» **Request**: Quote from the first line below through the line that contains "W, H = 677, 609", both included, and leave the pictures out.

» **Supplied information**:
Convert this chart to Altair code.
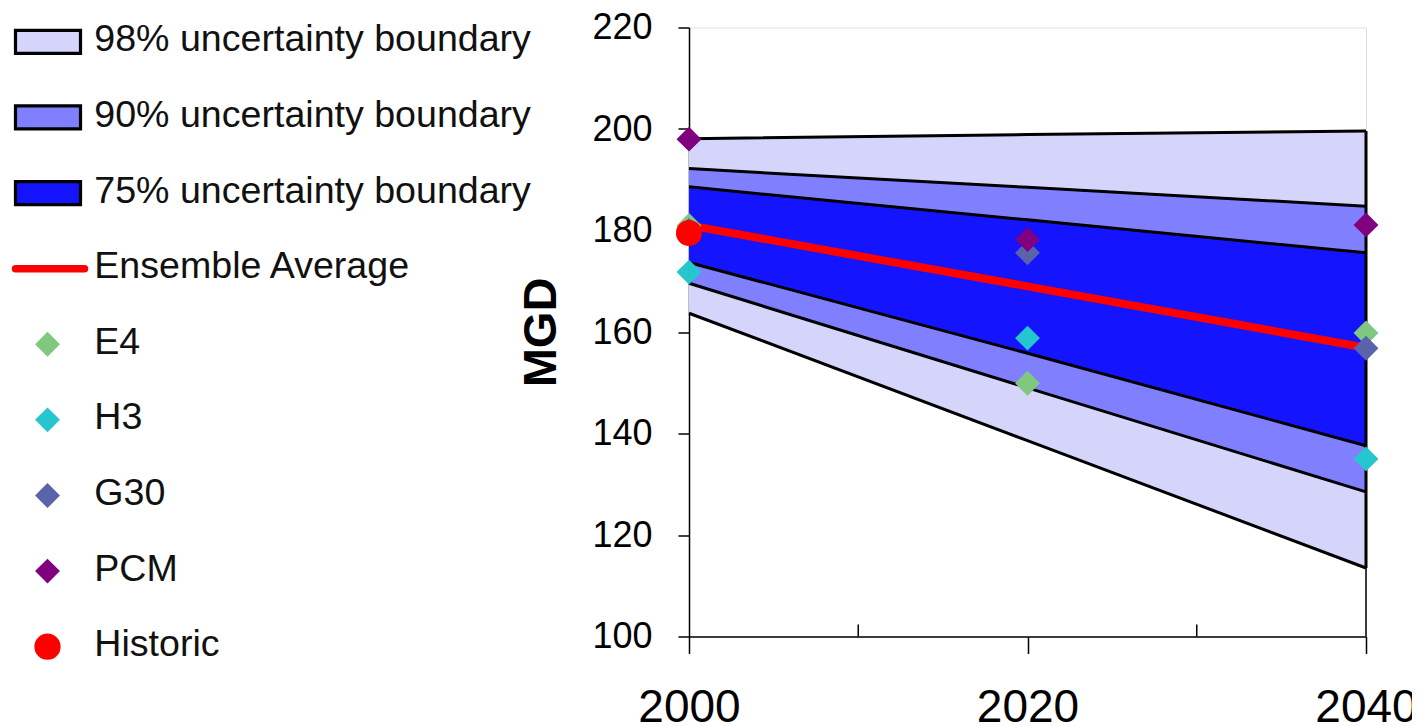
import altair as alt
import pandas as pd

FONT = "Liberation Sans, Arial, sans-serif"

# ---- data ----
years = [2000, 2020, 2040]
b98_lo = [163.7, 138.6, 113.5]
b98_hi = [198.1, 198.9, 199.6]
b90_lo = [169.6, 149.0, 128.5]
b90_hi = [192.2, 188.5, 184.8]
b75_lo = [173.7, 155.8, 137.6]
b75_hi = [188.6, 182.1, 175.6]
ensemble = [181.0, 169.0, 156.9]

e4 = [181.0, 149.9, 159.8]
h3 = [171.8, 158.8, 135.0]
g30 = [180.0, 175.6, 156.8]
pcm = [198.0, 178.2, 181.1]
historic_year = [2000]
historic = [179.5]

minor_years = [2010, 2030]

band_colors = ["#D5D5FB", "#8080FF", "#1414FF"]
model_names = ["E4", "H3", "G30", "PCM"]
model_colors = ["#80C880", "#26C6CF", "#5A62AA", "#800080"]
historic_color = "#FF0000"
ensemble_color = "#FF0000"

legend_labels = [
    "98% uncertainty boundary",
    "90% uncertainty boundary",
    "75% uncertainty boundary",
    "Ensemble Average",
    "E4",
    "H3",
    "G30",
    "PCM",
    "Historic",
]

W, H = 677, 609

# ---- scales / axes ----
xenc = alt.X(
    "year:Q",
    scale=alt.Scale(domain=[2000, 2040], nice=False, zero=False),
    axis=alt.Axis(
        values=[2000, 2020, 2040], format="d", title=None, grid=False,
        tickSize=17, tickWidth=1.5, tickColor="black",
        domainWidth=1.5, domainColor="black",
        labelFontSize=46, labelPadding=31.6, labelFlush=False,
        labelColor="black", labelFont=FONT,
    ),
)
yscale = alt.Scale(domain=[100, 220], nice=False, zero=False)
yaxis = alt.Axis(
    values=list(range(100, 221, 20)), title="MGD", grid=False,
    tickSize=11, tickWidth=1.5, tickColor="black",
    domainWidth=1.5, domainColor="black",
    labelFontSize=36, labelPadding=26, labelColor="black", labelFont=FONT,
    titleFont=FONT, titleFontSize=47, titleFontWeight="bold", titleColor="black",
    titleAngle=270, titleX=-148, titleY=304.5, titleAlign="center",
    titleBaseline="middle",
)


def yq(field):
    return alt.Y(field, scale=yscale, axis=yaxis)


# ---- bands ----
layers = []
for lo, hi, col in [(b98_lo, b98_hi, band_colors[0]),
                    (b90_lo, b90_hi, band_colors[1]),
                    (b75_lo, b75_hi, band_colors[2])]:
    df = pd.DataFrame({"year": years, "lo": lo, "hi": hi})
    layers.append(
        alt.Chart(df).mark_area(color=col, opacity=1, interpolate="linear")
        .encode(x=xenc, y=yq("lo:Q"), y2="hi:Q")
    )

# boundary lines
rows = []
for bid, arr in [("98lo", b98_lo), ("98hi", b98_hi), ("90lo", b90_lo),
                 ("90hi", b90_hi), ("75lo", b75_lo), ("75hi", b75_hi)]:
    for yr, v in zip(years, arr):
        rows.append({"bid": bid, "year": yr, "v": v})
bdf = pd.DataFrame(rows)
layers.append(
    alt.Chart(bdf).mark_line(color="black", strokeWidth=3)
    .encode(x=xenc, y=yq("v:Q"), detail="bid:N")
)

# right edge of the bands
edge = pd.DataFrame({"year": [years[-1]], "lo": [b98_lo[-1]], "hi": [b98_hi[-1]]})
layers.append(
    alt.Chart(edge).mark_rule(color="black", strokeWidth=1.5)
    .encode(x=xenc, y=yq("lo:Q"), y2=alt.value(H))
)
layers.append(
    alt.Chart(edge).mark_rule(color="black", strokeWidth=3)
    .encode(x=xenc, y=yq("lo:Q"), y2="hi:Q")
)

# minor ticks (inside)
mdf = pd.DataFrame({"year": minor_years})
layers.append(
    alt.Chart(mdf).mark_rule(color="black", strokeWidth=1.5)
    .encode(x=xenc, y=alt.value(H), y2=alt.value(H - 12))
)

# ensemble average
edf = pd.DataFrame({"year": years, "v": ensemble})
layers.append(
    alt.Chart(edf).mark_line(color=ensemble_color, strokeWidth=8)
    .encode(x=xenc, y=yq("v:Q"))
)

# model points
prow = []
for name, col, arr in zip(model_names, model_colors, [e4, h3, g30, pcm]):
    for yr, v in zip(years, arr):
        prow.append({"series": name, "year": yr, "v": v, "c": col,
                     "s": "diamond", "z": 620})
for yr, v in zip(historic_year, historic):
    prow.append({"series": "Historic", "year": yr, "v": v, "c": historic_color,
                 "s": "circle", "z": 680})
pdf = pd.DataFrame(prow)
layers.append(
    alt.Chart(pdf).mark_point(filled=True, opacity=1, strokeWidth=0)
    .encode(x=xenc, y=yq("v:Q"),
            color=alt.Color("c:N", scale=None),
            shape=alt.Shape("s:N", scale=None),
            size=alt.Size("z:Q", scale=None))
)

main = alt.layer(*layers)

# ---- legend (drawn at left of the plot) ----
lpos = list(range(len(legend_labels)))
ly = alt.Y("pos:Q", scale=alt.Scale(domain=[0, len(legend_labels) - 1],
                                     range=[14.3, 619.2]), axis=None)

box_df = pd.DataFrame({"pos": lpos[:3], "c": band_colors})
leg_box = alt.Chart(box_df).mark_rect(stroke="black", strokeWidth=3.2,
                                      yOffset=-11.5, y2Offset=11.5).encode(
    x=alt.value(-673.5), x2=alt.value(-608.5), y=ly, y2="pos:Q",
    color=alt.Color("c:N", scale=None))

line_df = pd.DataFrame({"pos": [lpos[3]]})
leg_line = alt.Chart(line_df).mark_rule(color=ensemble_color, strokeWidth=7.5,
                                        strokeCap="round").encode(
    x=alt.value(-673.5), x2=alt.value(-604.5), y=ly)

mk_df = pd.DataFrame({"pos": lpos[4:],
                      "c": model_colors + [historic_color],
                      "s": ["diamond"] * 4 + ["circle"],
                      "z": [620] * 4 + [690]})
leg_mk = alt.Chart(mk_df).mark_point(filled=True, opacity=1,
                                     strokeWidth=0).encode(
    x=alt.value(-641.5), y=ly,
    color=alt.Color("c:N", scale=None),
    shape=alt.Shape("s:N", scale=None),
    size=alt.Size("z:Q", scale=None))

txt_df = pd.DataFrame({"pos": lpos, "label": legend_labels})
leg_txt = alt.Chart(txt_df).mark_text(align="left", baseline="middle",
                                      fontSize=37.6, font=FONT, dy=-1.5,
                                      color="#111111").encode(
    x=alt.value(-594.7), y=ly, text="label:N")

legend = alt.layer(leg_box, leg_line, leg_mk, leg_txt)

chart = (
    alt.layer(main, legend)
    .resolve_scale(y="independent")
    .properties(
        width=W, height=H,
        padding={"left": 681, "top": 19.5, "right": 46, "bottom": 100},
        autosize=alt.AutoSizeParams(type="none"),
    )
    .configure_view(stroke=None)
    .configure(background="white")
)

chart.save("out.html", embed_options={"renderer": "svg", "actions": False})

» **Exercise answer**:
Convert this chart to Altair code.
import altair as alt
import pandas as pd

FONT = "Liberation Sans, Arial, sans-serif"

# ---- data ----
years = [2000, 2020, 2040]
b98_lo = [163.7, 138.6, 113.5]
b98_hi = [198.1, 198.9, 199.6]
b90_lo = [169.6, 149.0, 128.5]
b90_hi = [192.2, 188.5, 184.8]
b75_lo = [173.7, 155.8, 137.6]
b75_hi = [188.6, 182.1, 175.6]
ensemble = [181.0, 169.0, 156.9]

e4 = [181.0, 149.9, 159.8]
h3 = [171.8, 158.8, 135.0]
g30 = [180.0, 175.6, 156.8]
pcm = [198.0, 178.2, 181.1]
historic_year = [2000]
historic = [179.5]

minor_years = [2010, 2030]

band_colors = ["#D5D5FB", "#8080FF", "#1414FF"]
model_names = ["E4", "H3", "G30", "PCM"]
model_colors = ["#80C880", "#26C6CF", "#5A62AA", "#800080"]
historic_color = "#FF0000"
ensemble_color = "#FF0000"

legend_labels = [
    "98% uncertainty boundary",
    "90% uncertainty boundary",
    "75% uncertainty boundary",
    "Ensemble Average",
    "E4",
    "H3",
    "G30",
    "PCM",
    "Historic",
]

W, H = 677, 609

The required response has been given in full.